# Fuel rail recall carbon cleaning



## Leirk (Oct 1, 2020)

Since the dealer has to remove the intake manifold anyway to do the recall what about having a reduced cost intake valve carbon cleaning? You’re opinions?


----------



## mk6ChrisKing (Oct 7, 2019)

Leirk said:


> Since the dealer has to remove the intake manifold anyway to do the recall what about having a reduced cost intake valve carbon cleaning? You’re opinions?

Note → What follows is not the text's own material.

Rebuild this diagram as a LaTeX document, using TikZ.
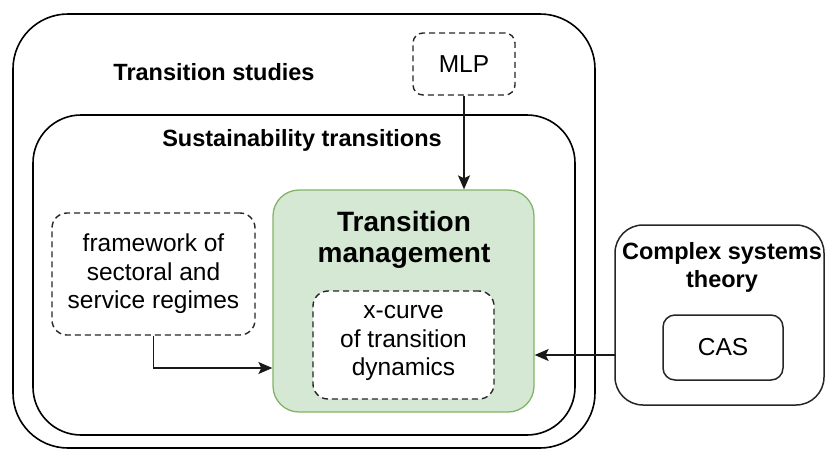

Very unlikely they'll do it for you. It'll take up a lot of their time + the recall is free, sure VWoA compensates them for it but you can't be compensated for being down a guy or 2.


----------



## mk6ChrisKing (Oct 7, 2019)

on a side , I just got my rail recall done last Wednesday


----------



## 7ra3 (Dec 21, 2020)

mk6ChrisKing said:


> on a side , I just got my rail recall done last Wednesday
> 
> 
> 
> ...





mk6ChrisKing said:


> on a side , I just got my rail recall done last Wednesday


Going to take mine this week. Just have to set appointment. Check out my latest post on the thread.


----------



## Leirk (Oct 1, 2020)

mk6ChrisKing said:


> Very unlikely they'll do it for you. It'll take up a lot of their time + the recall is free, sure VWoA compensates them for it but you can't be compensated for being down a guy or 2.


That’s what they would charge for the cleaning. The dealer sells time. It’s how the whole service department works. Vw pays them well for the recall + customer money for valve cleaning = win win for dealer.


----------